((

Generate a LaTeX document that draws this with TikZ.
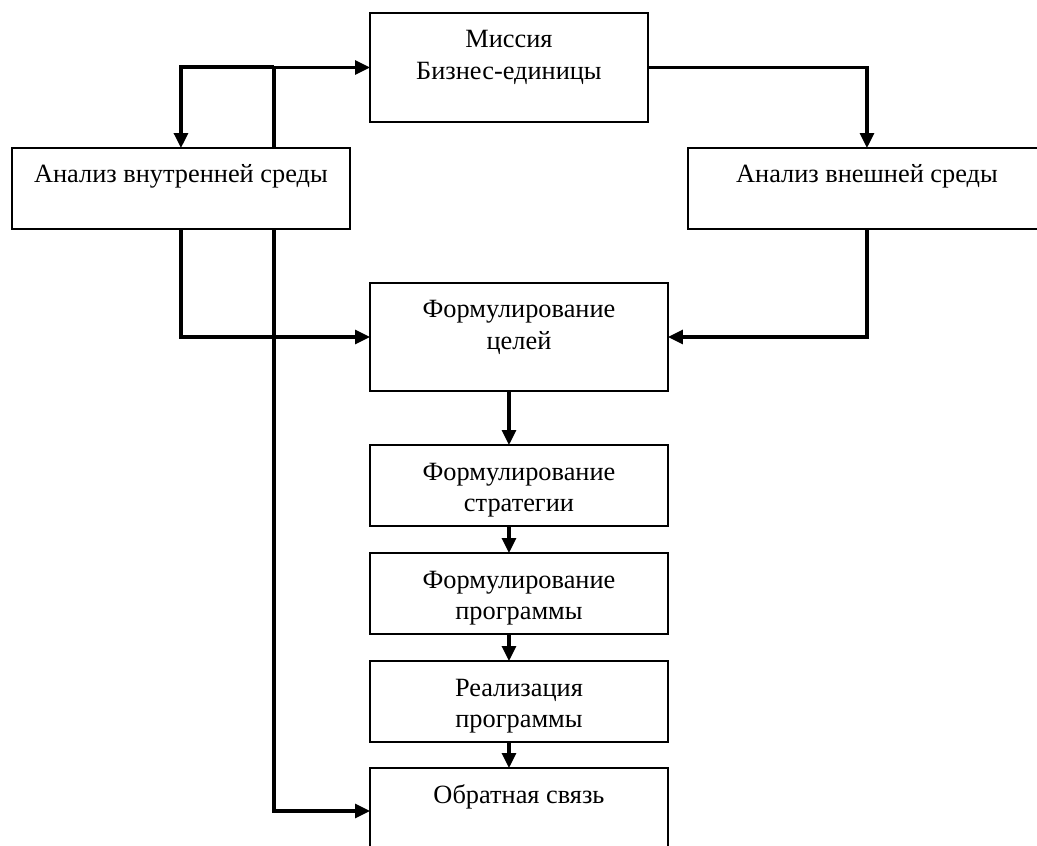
\documentclass[tikz,border=0pt]{standalone}
\usepackage{fontspec}
\setmainfont{Liberation Serif}
\usetikzlibrary{arrows.meta}
\newcommand{\blktext}[3]{\parbox[c][#2][t]{#1}{\centering\rule{0pt}{0.7cm}#3}}
\begin{document}
\begin{tikzpicture}[x=0.02cm,y=-0.02cm,inner sep=0pt,outer sep=0pt,
>={Triangle[length=0.3cm,width=0.28cm]},
conn/.style={line width=1.8pt},
blk/.style={draw,rectangle,inner sep=0pt,anchor=north west,line width=1.3pt,font=\fontsize{15}{18.2}\selectfont}]
\clip (0,0) rectangle (1037,845);
\node[blk] (mission) at (370,13) {\blktext{5.56cm}{2.18cm}{Миссия\\Бизнес-единицы}};
\node[blk] (inner) at (12,148) {\blktext{6.76cm}{1.62cm}{Анализ внутренней среды}};
\node[blk] (outer) at (688,148) {\blktext{7.16cm}{1.62cm}{Анализ внешней среды}};
\node[blk] (goals) at (370,283) {\blktext{5.96cm}{2.16cm}{Формулирование\\целей}};
\node[blk] (strategy) at (370,445) {\blktext{5.96cm}{1.62cm}{Формулирование\\стратегии}};
\node[blk] (program) at (370,553) {\blktext{5.96cm}{1.62cm}{Формулирование\\программы}};
\node[blk] (realize) at (370,661) {\blktext{5.96cm}{1.62cm}{Реализация\\программы}};
\node[blk] (feedback) at (370,768) {\blktext{5.96cm}{1.72cm}{Обратная связь}};
\coordinate (jn) at (274,67);
\draw[conn,->] (inner.north -| jn) |- (mission.west);
\draw[conn,->] (jn) -| (inner.north);
\draw[conn,->] (inner.south) |- (goals.west);
\draw[conn,->] (inner.south -| jn) |- (feedback.west);
\draw[conn,->] (mission.east) -| (outer.north);
\draw[conn,->] (outer.south) |- (goals.east);
\foreach \a/\b in {goals/strategy,strategy/program,program/realize,realize/feedback}
  \draw[conn,->] (\a.south -| mission.south) -- (\b.north -| mission.south);
\end{tikzpicture}
\end{document}
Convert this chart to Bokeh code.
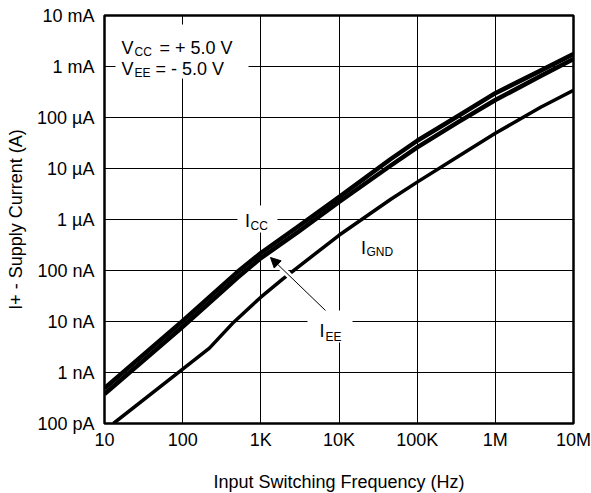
from bokeh.plotting import figure
from bokeh.models import FixedTicker, CustomJSTickFormatter, Arrow, NormalHead
from bokeh.core.properties import value
from bokeh.embed import file_html
from bokeh.resources import INLINE

# ---------------- data ----------------
x_ticks = [10, 100, 1e3, 1e4, 1e5, 1e6, 1e7]
x_tick_labels = ["10", "100", "1K", "10K", "100K", "1M", "10M"]
y_ticks = [1e-10, 1e-9, 1e-8, 1e-7, 1e-6, 1e-5, 1e-4, 1e-3, 1e-2]
y_tick_labels = ["100 pA", "1 nA", "10 nA", "100 nA", "1 µA", "10 µA", "100 µA", "1 mA", "10 mA"]

freq_bundle = [10, 100, 500, 1e3, 3e3, 1e4, 4.5e4, 1e5, 3.3e5, 1e6, 3.8e6, 1e7]
i_cc = [4.9e-10, 1.02e-8, 9.3e-8, 2.2e-7, 7.3e-7, 2.75e-6, 1.5e-5, 3.5e-5, 1.06e-4, 3.0e-4, 8.3e-4, 1.75e-3]
i_ee = [3.8e-10, 7.9e-9, 7.2e-8, 1.75e-7, 5.7e-7, 2.2e-6, 1.12e-5, 2.6e-5, 8.0e-5, 2.2e-4, 6.5e-4, 1.4e-3]

freq_gnd = [13, 100, 220, 450, 1e3, 1.9e3, 1e4, 4.6e4, 1e5, 3.3e5, 1e6, 3.8e6, 1e7]
i_gnd = [1.0e-10, 1.17e-9, 3.0e-9, 9.7e-9, 3.0e-8, 6.8e-8, 4.9e-7, 2.5e-6, 5.4e-6, 1.7e-5, 4.9e-5, 1.59e-4, 3.4e-4]

FONT = "Liberation Sans"

# frame geometry (page px) used to place annotations
FL, FR, FT, FB = 104, 573, 15, 423


def X(px):
    return 10 ** (1 + 6 * (px - FL) / (FR - FL))


def Y(py):
    return 10 ** (-10 + 8 * (FB - py) / (FB - FT))


p = figure(frame_width=469, frame_height=408, x_axis_type="log", y_axis_type="log",
           x_range=(10, 1e7), y_range=(1e-10, 1e-2),
           output_backend="svg", toolbar_location=None,
           min_border_left=104, min_border_right=18, min_border_top=15, min_border_bottom=70)

p.background_fill_color = "white"
p.border_fill_color = "white"
p.outline_line_color = "black"
p.outline_line_width = 2.5

fmt_code = """
const i = tv.findIndex(t => Math.abs(Math.log10(t) - Math.log10(tick)) < 1e-6);
return i >= 0 ? tl[i] : '';
"""
p.xaxis.ticker = FixedTicker(ticks=x_ticks)
p.yaxis.ticker = FixedTicker(ticks=y_ticks)
p.xaxis.formatter = CustomJSTickFormatter(args=dict(tv=x_ticks, tl=x_tick_labels), code=fmt_code)
p.yaxis.formatter = CustomJSTickFormatter(args=dict(tv=y_ticks, tl=y_tick_labels), code=fmt_code)

for ax in (p.xaxis, p.yaxis):
    ax.axis_line_color = None
    ax.major_tick_line_color = None
    ax.minor_tick_line_color = None
    ax.major_tick_out = 0
    ax.major_tick_in = 0
    ax.minor_tick_out = 0
    ax.minor_tick_in = 0
    ax.major_label_text_font = FONT
    ax.major_label_text_font_size = "18px"
    ax.major_label_text_color = "black"
    ax.axis_label_text_font = FONT
    ax.axis_label_text_font_size = "18px"
    ax.axis_label_text_font_style = "normal"
    ax.axis_label_text_color = "black"

p.xaxis.major_label_standoff = 6
p.xaxis.axis_label_standoff = 19
p.yaxis.major_label_standoff = 10
p.yaxis.axis_label_standoff = 8
p.xaxis.axis_label = "Input Switching Frequency (Hz)"
p.yaxis.axis_label = "I+ - Supply Current (A)"

p.xgrid.grid_line_color = "black"
p.ygrid.grid_line_color = "black"
p.xgrid.grid_line_width = 1
p.ygrid.grid_line_width = 1

# white boxes behind labels (interrupt the grid)
p.quad(left=[X(115), X(237), X(307)], right=[X(248), X(277), X(352)],
       top=[Y(24), Y(205), Y(310)], bottom=[Y(78), Y(232), Y(342)],
       fill_color="white", line_color=None)

# curves
p.line(freq_gnd, i_gnd, line_width=3.5, color="black", line_join="round")
p.line(freq_bundle, i_ee, line_width=4.5, color="black", line_join="round")
p.line(freq_bundle, i_cc, line_width=4.5, color="black", line_join="round")

# arrow with white halo where it crosses I_GND
sx, sy, tx, ty = 325, 310, 270, 257
h0, h1 = 0.55, 0.85
p.line([X(sx + h0 * (tx - sx)), X(sx + h1 * (tx - sx))],
       [Y(sy + h0 * (ty - sy)), Y(sy + h1 * (ty - sy))],
       line_width=6, color="white")
p.add_layout(Arrow(end=NormalHead(size=10, fill_color="black", line_color="black", line_width=1),
                   x_start=X(sx), y_start=Y(sy), x_end=X(tx), y_end=Y(ty),
                   line_width=1, line_color="black"))


def txt(px, py, s, size):
    p.text(x=[X(px)], y=[Y(py)], text=[s], text_font=value(FONT),
           text_font_size=size, text_color="black",
           text_baseline="alphabetic", text_align="left")


# V_CC / V_EE
txt(121, 47, "V", "18px")
txt(134, 51, "CC", "12px")
txt(159, 47, "=  + 5.0 V", "18px")
txt(121, 68, "V", "18px")
txt(134, 72, "EE", "12px")
txt(155, 68, "=  - 5.0 V", "18px")
# I_CC
txt(244.5, 220, "I", "18px")
txt(250, 225, "CC", "12px")
# I_GND
txt(360.5, 247, "I", "18px")
txt(366, 251, "GND", "12px")
# I_EE
txt(319, 330, "I", "18px")
txt(325, 336, "EE", "12px")

open("out.html", "w").write(file_html(p, INLINE))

))

Give back exactly the lines from the one that holds "Convert this chart to Bokeh code." to the one that holds "from bokeh.resources import INLINE", with both ends and without the images.

Convert this chart to Bokeh code.
from bokeh.plotting import figure
from bokeh.models import FixedTicker, CustomJSTickFormatter, Arrow, NormalHead
from bokeh.core.properties import value
from bokeh.embed import file_html
from bokeh.resources import INLINE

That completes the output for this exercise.